Requirements —
Say how many lines contain "script", using only the number.

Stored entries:
----------

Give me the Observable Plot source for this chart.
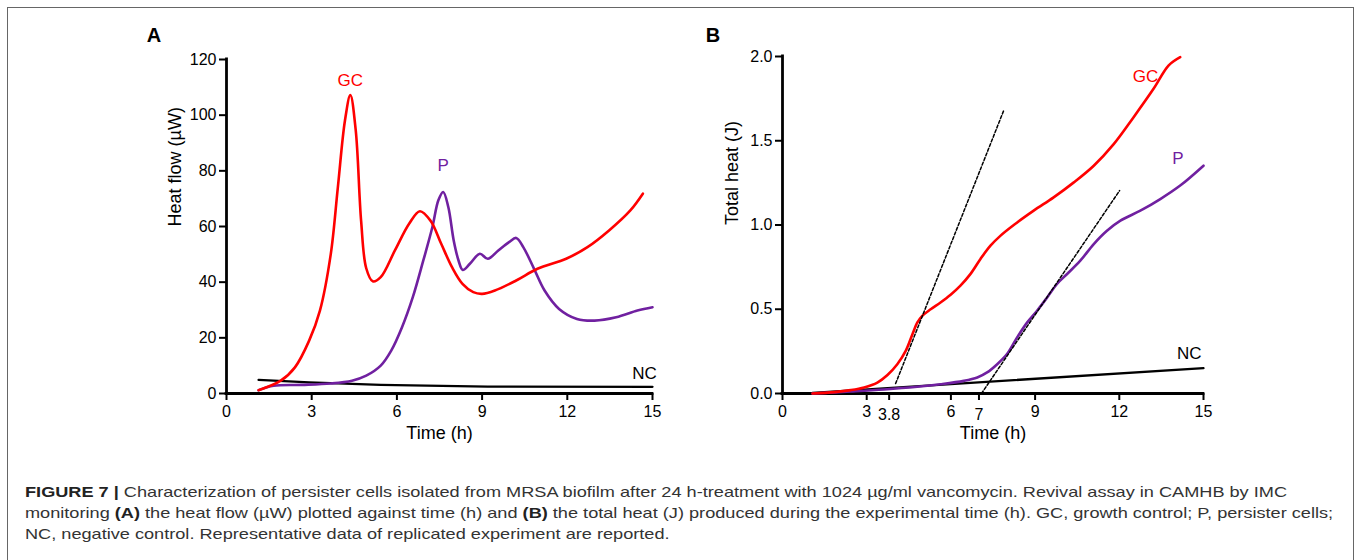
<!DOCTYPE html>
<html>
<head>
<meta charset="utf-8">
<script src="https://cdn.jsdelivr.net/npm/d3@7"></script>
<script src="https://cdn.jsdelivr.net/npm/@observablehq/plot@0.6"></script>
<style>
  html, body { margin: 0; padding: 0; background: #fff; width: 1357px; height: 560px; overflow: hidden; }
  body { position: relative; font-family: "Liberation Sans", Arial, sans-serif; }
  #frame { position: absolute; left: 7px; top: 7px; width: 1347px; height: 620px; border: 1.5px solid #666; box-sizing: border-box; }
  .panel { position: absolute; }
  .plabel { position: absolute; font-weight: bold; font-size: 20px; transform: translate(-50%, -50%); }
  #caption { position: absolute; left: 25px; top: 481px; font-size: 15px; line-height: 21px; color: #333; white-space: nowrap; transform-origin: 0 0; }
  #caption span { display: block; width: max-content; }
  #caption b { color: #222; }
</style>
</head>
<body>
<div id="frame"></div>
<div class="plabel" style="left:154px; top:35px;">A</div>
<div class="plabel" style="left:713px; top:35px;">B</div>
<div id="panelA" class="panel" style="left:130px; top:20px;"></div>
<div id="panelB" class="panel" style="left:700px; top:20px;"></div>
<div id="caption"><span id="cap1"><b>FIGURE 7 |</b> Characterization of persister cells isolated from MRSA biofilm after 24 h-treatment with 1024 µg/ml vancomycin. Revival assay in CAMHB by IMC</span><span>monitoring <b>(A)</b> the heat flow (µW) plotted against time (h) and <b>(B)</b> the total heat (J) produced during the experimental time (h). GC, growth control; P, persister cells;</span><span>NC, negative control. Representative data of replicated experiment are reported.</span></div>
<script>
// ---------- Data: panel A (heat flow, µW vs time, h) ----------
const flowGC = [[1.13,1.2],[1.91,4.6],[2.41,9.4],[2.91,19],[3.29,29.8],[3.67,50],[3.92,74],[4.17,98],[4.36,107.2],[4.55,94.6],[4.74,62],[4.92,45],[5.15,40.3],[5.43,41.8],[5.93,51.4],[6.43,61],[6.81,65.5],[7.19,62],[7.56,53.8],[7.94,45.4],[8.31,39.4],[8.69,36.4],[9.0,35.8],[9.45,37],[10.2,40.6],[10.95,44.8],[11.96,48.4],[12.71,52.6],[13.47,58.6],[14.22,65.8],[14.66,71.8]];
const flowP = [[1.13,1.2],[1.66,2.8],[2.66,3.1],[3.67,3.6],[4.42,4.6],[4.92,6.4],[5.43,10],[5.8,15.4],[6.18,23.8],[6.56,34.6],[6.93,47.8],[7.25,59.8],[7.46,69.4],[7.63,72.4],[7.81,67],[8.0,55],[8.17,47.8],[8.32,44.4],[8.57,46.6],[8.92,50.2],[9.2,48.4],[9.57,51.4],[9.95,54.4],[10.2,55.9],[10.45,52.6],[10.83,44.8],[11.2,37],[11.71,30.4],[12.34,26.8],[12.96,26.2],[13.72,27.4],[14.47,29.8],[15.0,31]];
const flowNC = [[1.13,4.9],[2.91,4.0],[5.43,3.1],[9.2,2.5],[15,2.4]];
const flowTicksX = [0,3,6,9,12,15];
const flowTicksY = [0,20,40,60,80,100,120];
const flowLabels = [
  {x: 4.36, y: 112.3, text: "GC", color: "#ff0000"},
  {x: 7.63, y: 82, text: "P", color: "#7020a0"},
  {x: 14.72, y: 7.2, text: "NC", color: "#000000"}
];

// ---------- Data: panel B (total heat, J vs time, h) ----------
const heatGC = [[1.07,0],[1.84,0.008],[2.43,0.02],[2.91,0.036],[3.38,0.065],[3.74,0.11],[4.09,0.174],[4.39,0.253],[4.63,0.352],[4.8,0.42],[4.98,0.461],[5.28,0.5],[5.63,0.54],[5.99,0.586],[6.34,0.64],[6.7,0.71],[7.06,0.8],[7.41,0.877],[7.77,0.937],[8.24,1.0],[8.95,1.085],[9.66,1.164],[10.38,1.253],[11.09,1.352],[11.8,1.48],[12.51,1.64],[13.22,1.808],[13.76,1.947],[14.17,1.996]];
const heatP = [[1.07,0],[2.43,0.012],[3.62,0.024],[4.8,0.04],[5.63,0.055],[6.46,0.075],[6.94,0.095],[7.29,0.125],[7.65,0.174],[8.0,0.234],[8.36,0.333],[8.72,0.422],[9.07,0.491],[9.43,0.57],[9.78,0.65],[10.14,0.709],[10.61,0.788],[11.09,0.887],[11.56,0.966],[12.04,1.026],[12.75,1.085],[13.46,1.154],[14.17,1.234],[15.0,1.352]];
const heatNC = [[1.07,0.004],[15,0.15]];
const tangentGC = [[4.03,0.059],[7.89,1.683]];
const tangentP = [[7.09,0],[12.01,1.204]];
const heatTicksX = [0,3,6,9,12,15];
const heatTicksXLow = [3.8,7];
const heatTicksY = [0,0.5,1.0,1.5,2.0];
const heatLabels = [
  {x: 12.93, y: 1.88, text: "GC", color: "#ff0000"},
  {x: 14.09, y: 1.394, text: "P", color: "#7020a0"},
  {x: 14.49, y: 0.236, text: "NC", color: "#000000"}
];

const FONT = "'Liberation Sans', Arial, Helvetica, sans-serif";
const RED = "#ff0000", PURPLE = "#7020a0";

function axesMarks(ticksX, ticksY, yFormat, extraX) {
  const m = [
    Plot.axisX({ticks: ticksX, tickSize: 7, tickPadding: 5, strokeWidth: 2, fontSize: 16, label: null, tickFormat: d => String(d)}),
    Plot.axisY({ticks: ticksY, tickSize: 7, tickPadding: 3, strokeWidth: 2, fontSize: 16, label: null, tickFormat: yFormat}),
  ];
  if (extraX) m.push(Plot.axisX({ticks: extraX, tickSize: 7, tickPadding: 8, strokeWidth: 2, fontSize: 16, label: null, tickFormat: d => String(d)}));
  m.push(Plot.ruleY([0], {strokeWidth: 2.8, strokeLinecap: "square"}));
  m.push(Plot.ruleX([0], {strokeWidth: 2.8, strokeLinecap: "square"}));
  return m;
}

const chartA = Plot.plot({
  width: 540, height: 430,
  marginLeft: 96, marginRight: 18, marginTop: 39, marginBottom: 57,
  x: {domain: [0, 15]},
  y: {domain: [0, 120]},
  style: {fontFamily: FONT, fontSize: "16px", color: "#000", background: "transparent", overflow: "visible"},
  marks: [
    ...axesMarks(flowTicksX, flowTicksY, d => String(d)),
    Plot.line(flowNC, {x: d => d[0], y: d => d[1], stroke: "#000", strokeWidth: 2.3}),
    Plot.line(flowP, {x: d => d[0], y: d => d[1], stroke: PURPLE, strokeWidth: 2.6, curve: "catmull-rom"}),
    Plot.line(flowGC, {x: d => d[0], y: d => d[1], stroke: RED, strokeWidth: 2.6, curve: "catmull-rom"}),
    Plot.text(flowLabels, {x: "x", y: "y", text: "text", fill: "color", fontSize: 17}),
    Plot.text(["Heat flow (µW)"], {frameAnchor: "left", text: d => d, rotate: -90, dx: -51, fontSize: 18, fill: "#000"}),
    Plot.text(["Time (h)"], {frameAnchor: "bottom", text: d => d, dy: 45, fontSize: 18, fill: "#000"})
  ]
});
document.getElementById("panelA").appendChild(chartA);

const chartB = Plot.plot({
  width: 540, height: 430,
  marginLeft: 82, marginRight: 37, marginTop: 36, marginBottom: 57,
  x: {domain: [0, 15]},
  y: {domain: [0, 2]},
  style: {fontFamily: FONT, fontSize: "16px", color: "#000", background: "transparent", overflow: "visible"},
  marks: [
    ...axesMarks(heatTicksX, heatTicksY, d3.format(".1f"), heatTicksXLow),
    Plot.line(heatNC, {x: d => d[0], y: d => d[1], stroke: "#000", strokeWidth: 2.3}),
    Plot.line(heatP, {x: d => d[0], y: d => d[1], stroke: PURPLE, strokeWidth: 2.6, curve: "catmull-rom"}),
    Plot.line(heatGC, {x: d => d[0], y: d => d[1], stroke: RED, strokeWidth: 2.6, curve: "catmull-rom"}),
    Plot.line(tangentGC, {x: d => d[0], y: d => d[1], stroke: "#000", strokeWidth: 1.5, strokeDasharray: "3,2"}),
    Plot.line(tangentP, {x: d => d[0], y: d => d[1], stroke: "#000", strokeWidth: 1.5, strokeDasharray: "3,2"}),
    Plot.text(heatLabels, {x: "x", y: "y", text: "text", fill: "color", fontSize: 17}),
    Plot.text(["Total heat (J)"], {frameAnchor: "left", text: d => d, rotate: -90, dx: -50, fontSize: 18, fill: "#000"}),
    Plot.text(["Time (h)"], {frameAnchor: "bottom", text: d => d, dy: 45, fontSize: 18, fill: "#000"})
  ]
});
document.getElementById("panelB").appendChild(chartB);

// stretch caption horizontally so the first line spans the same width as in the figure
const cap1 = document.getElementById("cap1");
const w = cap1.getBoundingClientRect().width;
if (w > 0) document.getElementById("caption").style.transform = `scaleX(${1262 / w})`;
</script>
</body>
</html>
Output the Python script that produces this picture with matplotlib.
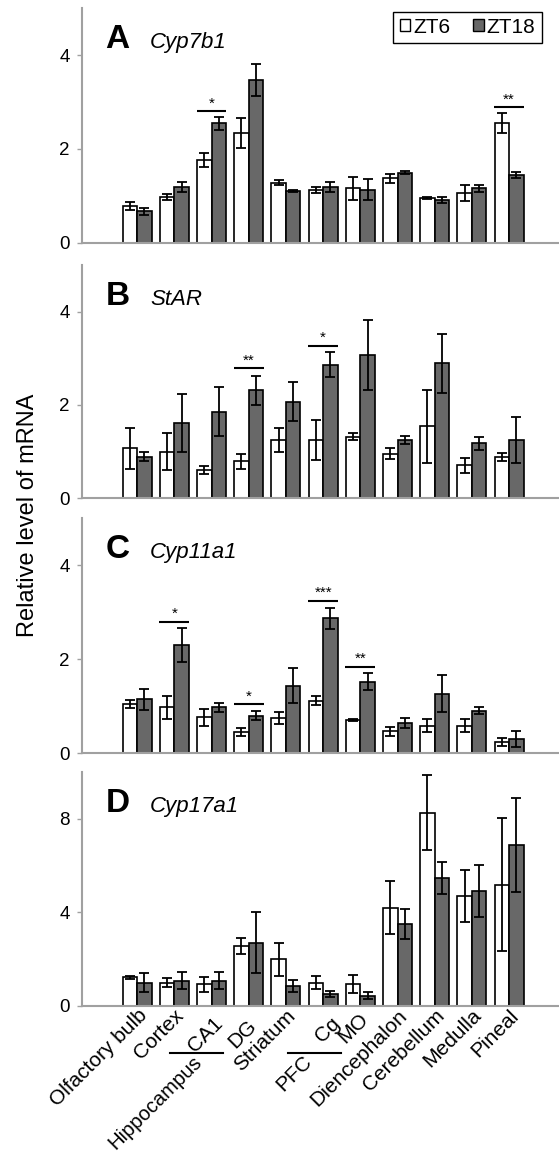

----------

Answer —
5